These Actions Have No Class
On Aug. 16, a group of 650 female employees at the Costco discount chain filed a class action employment discrimination lawsuit in federal court in San Francisco.
This filing follows news earlier this summer, in a similar case initiated by the same group of attorneys, that San Francisco U.S. District Judge Martin Jenkins had certified a class action gender discrimination claim filed on behalf of Wal-Mart’s 1.6 million women workers. Class action gender discrimination claims thus seem to be one of the newest lines of product development for the nation’s most profitable and most predatory corporate interest, what we at the Manhattan Institute have dubbed Trial Lawyers, Inc.
With over $40 billion per year in revenues, Trial Lawyers, Inc. in no way resembles its self-perpetuated image as the noble defender of the “little guy” against uncaring corporations. Indeed, the biggest difference between the lawsuit industry and most others is that rather than selling goods to willing consumers, Trial Lawyers, Inc. redistributes wealth -- in large part to itself -- through its unique access to the government’s monopoly on the use of force.
Class actions are the litigation industry’s weapons of choice because they aggregate so many claims -- hundreds, thousands, or (as in the Wal-Mart case) even millions -- that even the largest companies are forced to settle or face potential bankruptcy. Often, the numbers are so large that the merits of the case matter little. The expense of litigating the claim -- and the high verdict expected in the unlikely event of loss -- can gave the plaintiffs’ attorneys a very strong hand despite their weak legal position.
In principle, class actions are a useful and efficient vehicle to combine many similarly situated claims. Unfortunately, though, today’s courts are prone to certify class actions even when claims are not in fact similarly situated.
Employment discrimination claims such as those filed against Costco or Wal-Mart, almost invariably, are singularly unsuited for the class action device. The only common threads linking the class members are that the plaintiffs are all women who worked at the companies and failed to receive promotions. For any and each employee, however, the employer may have very good reasons for not promoting that worker. For instance, in the Wal-Mart case, one of the named plaintiffs admittedly was reprimanded for repeatedly returning late from lunch breaks, and another had been suspended for mishandling a customer refund. Costco has not yet responded in its case, but the sole named plaintiff has presented no evidence that her gender had any relationship to her non-promotion whatsoever, beyond the fact that males were promoted before her.
But in a class action lawsuit, the employer cannot mount individual defenses about such details and instead must result to statistical wars. The fact that women on average earn and are promoted less than men at a company does not establish that the company discriminated, but jurors are not typically given to statistical nuance. Moreover, class action plaintiffs’ attorneys can confuse juries by presenting what one of our recent Manhattan Institute reports called the “perfect plaintiff” -- by picking and choosing among different plaintiffs’ claims even when the claims are not consistent and not representative of the class as a whole.

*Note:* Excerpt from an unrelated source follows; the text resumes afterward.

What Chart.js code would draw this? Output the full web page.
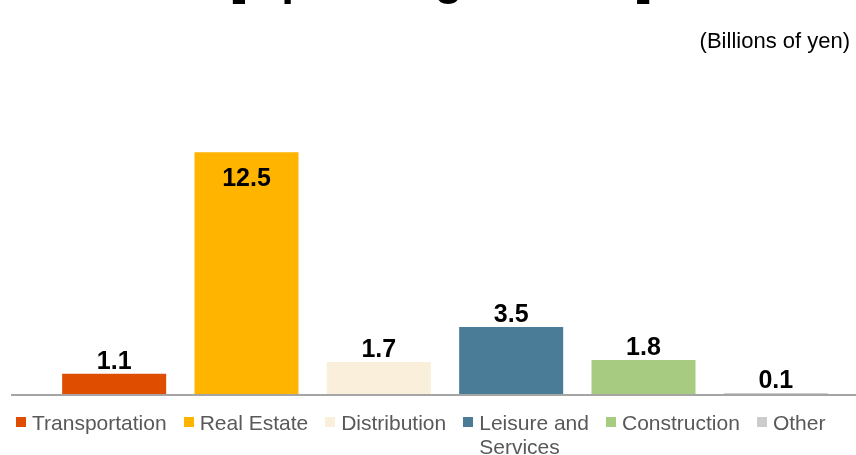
<!DOCTYPE html>
<html>
<head>
<meta charset="utf-8">
<script src="https://cdn.jsdelivr.net/npm/chart.js@4.4.1/dist/chart.umd.min.js"></script>
<style>
  body { margin: 0; background: #fff; overflow: hidden; }
  #wrap { position: relative; width: 856px; height: 455px; }
  #legend {
    position: absolute; left: 16px; top: 411px;
    display: flex; align-items: flex-start;
    font-family: "Liberation Sans", Arial, sans-serif;
    font-size: 21px; line-height: 24px; color: #595959;
  }
  .item { display: flex; align-items: flex-start; margin-right: 17px; white-space: nowrap; }
  .box { width: 10px; height: 10px; margin-top: 6px; margin-right: 6px; flex: none; }
</style>
</head>
<body>
<div id="wrap">
  <canvas id="myChart" width="856" height="455"></canvas>
  <div id="legend"></div>
</div>
<script>
const title = "[Operating Income]";
const unitText = "(Billions of yen)";
const categories = ["Transportation", "Real Estate", "Distribution", ["Leisure and", "Services"], "Construction", "Other"];
const values = [1.1, 12.5, 1.7, 3.5, 1.8, 0.1];
const colors = ["#DF4E00", "#FFB400", "#FAEFDB", "#4A7C98", "#A6CB81", "#CCCCCC"];

// headline (cut off at the top of the picture) and unit note
const headerPlugin = {
  id: "header",
  afterDraw(chart) {
    const ctx = chart.ctx;
    ctx.save();
    ctx.fillStyle = "#000";
    ctx.textBaseline = "alphabetic";
    ctx.font = "bold 46px 'Liberation Sans', Arial, sans-serif";
    ctx.textAlign = "center";
    ctx.fillText(title, 441, -6);
    ctx.font = "22px 'Liberation Sans', Arial, sans-serif";
    ctx.textAlign = "right";
    ctx.fillText(unitText, 850, 48);
    ctx.restore();
  }
};

// baseline + value labels
const barLabels = {
  id: "barLabels",
  afterDatasetsDraw(chart) {
    const ctx = chart.ctx;
    const y0 = chart.scales.y.getPixelForValue(0);
    ctx.save();
    ctx.fillStyle = "#A5A5A5";
    ctx.fillRect(11, y0 - 1, 845, 2);

    ctx.fillStyle = "#000";
    ctx.font = "bold 25px 'Liberation Sans', Arial, sans-serif";
    ctx.textAlign = "center";
    ctx.textBaseline = "alphabetic";
    chart.getDatasetMeta(0).data.forEach((bar, i) => {
      const txt = values[i].toFixed(1);
      if (bar.y - 30 < chart.chartArea.top) {
        ctx.fillText(txt, bar.x, bar.y + 34);
      } else {
        ctx.fillText(txt, bar.x, bar.y - 5);
      }
    });
    ctx.restore();
  }
};

const ctx = document.getElementById("myChart").getContext("2d");
new Chart(ctx, {
  type: "bar",
  data: {
    labels: categories,
    datasets: [{
      data: values,
      backgroundColor: colors,
      borderWidth: 0,
      categoryPercentage: 1,
      barPercentage: 0.786
    }]
  },
  options: {
    responsive: false,
    devicePixelRatio: 1,
    animation: false,
    layout: { padding: { left: 48, right: 14, top: 123, bottom: 60 } },
    plugins: {
      legend: { display: false },
      tooltip: { enabled: false }
    },
    scales: {
      x: { display: false },
      y: { display: false, min: 0, max: 14 }
    }
  },
  plugins: [barLabels, headerPlugin]
});

// legend below the plot
const legendEl = document.getElementById("legend");
categories.forEach((cat, i) => {
  const item = document.createElement("div");
  item.className = "item";
  const box = document.createElement("span");
  box.className = "box";
  box.style.background = colors[i];
  const label = document.createElement("span");
  label.innerHTML = Array.isArray(cat) ? cat.join("<br>") : cat;
  item.appendChild(box);
  item.appendChild(label);
  legendEl.appendChild(item);
});
</script>
</body>
</html>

Undoubtedly, some women, somewhere, have been discriminated against by companies as large as Wal-Mart and Costco. But to permit hundreds or even millions of plaintiffs to join class action suits without letting the employers address individual bias claims on their merits is to deny those employers due process of the law. Such class actions are really no more than corporate shakedowns. The companies’ employees and stockholders, and all of us as consumers, pay the price.